Although it's impossible to point to a single originator of hip-hop music and culture, certainly one of its prime movers and easily the father of hip-hop

Although it's impossible to point to a single originator of hip-hop music and culture, certainly one of its prime movers — and easily the father of hip-hop DJing — is the man known as Kool Herc, who took the dancehall DJing and toasting tradition of his native Jamaica and replanted it in New York's gang-dominated South Bronx in the early 1970s. There, he helped nurture b-boy culture and, ultimately, the global hip-hop explosion.

Although by no means a turntablist in today's virtuosic scratch sense, Herc was among the first DJs to cut back and forth between beats on two different records, drawing out the drum breaks on tracks from James Brown and Mandrill into extended jams — what are now recognized as breakbeats. Moreover, his club dates were the key inspiration for hip-hop's first wave of pioneers, including Afrika Bambaataa, Melle Mel, Grand Wizard Theodore and Grandmaster Flash.

Herc — born Clive Campbell in 1955 — grew up during the original, thriving ska and reggae era in Jamaica, where he witnessed the birth of the traveling “sound system,” a mojo he re-enacted in 1973 when he began promoting his own Bronx house parties at 1520 Sedgwick Ave., and later at clubs such as the Twilight Zone and The Hevalo. “I went to a party at The Hevalo, and I saw this DJ named Kool Herc,” says MC/DJ Grandmaster Caz in Yes Yes Y'All: The Experience Music Project Oral History of Hip-Hop's First Decade (DeCapo Press). “I mean, he was it. Everything that I heard and saw all came together that night when I saw him DJing. I saw how it's really done and what it's really about, how he had all the b-boys dancin'. I said, ‘Now that's what I wanna do. I mean, I did the dancin', now I wanna be the one who makes people dance.’”
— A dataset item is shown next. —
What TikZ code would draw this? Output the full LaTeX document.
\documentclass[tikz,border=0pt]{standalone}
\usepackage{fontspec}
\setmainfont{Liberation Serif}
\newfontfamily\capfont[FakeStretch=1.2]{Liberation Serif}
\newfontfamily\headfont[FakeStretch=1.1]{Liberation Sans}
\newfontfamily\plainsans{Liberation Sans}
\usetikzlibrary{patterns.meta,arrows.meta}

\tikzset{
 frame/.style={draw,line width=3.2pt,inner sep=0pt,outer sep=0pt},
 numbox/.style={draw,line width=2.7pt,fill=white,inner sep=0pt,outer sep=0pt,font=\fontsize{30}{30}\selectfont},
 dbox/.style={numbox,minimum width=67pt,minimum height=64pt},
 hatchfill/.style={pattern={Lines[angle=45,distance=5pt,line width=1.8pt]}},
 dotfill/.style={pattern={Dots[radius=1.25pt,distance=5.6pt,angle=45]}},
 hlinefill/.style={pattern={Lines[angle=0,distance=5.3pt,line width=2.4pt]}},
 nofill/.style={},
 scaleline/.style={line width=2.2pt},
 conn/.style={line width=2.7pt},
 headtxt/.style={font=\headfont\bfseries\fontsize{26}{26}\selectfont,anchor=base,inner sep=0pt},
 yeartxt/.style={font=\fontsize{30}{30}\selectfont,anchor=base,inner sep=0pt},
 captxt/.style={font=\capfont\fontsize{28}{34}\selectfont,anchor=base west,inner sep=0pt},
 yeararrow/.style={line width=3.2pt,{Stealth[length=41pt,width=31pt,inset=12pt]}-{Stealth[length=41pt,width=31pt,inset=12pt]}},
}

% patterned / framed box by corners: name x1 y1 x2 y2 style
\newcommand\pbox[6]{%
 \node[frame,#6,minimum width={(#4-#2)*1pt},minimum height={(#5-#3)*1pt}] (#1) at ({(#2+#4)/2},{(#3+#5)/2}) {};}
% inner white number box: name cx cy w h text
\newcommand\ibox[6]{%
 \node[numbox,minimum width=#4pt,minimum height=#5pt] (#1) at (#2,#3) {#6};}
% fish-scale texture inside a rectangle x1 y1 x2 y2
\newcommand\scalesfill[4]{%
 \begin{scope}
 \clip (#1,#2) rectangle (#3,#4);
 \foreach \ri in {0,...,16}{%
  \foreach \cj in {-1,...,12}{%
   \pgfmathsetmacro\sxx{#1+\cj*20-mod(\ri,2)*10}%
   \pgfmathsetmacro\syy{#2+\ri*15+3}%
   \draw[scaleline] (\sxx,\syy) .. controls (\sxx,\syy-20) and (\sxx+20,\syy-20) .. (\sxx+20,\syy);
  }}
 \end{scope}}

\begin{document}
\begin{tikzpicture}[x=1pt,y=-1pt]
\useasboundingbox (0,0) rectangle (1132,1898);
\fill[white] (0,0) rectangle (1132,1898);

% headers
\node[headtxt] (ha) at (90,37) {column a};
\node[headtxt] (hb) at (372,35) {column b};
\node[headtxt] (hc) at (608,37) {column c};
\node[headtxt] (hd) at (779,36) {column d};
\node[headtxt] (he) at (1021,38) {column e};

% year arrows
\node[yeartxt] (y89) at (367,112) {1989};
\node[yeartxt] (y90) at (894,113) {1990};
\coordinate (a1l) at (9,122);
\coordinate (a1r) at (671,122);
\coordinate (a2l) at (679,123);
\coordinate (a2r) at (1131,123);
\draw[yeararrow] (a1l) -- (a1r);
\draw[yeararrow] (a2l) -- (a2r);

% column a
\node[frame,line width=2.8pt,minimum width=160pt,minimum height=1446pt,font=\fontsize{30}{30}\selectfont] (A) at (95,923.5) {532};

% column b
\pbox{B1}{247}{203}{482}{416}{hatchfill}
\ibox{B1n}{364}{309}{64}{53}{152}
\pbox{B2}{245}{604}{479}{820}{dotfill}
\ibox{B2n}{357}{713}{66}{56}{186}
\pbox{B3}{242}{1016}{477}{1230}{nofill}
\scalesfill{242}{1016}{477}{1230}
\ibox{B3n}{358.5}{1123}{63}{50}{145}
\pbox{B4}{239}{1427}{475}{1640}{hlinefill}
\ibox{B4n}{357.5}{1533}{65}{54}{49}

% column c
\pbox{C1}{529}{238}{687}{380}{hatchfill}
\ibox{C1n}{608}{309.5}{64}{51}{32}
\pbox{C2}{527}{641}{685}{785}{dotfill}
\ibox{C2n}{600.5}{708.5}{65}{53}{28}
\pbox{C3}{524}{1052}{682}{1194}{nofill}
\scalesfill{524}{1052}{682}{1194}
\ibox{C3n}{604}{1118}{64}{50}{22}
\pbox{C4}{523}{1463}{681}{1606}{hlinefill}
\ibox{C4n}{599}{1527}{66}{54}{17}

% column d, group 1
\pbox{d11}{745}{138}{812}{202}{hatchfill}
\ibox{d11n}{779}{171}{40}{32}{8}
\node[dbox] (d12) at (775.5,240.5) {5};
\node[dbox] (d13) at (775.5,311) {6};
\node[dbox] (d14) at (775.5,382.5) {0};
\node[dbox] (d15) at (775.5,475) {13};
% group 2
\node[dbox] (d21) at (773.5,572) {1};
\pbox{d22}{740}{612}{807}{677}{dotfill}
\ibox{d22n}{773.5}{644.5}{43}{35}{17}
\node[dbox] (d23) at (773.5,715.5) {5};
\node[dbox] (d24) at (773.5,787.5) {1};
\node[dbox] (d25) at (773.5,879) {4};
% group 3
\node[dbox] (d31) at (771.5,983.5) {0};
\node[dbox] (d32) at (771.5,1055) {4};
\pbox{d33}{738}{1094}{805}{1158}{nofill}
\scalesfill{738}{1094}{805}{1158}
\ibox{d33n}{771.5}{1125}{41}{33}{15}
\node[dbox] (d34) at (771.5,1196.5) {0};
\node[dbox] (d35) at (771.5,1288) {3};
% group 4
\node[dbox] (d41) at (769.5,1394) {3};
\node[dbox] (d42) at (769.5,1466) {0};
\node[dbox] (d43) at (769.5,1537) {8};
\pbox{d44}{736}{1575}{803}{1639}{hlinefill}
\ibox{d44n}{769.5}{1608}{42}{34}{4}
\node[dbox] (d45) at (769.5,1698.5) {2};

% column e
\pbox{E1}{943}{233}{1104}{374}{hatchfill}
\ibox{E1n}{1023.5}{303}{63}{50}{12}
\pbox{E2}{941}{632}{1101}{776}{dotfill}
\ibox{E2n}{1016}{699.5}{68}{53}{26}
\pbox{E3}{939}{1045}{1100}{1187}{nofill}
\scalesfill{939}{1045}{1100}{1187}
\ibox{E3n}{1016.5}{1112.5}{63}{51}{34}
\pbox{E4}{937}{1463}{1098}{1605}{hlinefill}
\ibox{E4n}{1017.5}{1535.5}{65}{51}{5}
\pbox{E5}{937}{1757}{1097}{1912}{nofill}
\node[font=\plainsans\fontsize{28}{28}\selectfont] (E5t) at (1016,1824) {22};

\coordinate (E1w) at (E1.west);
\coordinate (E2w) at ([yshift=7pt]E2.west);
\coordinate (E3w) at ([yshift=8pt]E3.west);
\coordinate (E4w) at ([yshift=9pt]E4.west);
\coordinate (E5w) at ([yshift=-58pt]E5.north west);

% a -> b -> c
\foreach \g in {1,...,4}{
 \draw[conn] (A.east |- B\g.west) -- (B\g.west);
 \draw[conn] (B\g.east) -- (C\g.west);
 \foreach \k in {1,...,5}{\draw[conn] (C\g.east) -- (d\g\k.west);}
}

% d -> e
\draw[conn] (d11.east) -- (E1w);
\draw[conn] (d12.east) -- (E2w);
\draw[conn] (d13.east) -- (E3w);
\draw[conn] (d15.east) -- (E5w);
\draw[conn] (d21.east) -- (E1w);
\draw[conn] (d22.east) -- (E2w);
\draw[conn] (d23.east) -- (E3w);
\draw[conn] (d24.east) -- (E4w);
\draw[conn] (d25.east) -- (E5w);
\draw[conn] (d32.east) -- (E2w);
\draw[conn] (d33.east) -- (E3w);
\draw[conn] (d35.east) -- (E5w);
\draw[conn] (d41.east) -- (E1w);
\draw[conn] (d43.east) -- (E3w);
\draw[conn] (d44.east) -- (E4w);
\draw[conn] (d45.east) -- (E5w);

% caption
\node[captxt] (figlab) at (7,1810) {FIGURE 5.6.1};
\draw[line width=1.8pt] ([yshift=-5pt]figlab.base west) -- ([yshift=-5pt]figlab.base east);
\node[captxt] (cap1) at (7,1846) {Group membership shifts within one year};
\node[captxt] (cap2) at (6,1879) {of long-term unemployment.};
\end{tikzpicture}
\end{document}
Herc provided a needed antidote to the slicker sounds and scenes of disco — embodied at that time in the DJ booth by Pete DJ Jones — and like some serendipitous soundtrack to the growing legions of graffiti artists and b-boys, Herc turned to spinning rare funk and soul, now-classic jams such as “Scorpio” by Dennis Coffey & the Detroit Guitar Band (later sampled by Young MC and LL Cool J), “Just Begun” by Rare Earth, “Get Into Something” by the Isley Brothers and “Give It Up or Turn It Loose” by James Brown. Harder, funkier and more soulful than Donna Summer or the Bee Gees, Herc's playlist comprised dusty, almost-impossible-to-find tracks that weren't getting played on the radio. But Herc had even more tricks up his sleeve.

Noticing that the crowd's energy hit its pitch during drum breakdowns, Herc began creating new arrangements and extending the breakbeats by switching the audio back and forth between his two turntables. But he did it all without a mixer or a crossfader by switching from channel 1 to channel 2 on a guitar amp, which drove a set of monster, bass-rockin' P.A. columns! What's more, Herc also imported the Jamaican tradition of calling out the names of dancers and party-goers over the mix — sometimes through an echo box — helping birth both the MC and DJ arts along with partners such as Coke La Rock, Busy Bee and Clark Kent, as well as break-dancers the Nigger Twins, who evolved into The Herculoids, arguably the first bona fide hip-hop crew. Herc gigs also hosted the birth of competitive break dancing. This, along with taggers and b-boys, spawned from the gang culture that once pervaded the Bronx, but with Herc's sonic sorcery as a guiding hand eventually transformed into an art, music and fashion that would morph popular culture in the following two decades.

“Little did anybody know that this thing was going to turn into a worldwide phenomenon, billion-dollar business and all that,” Herc says in Yes Yes Y'All. “'Cause I wasn't looking at it like that back then. I love my music, I love my sound system, and I just love to see people havin' fun. Period.”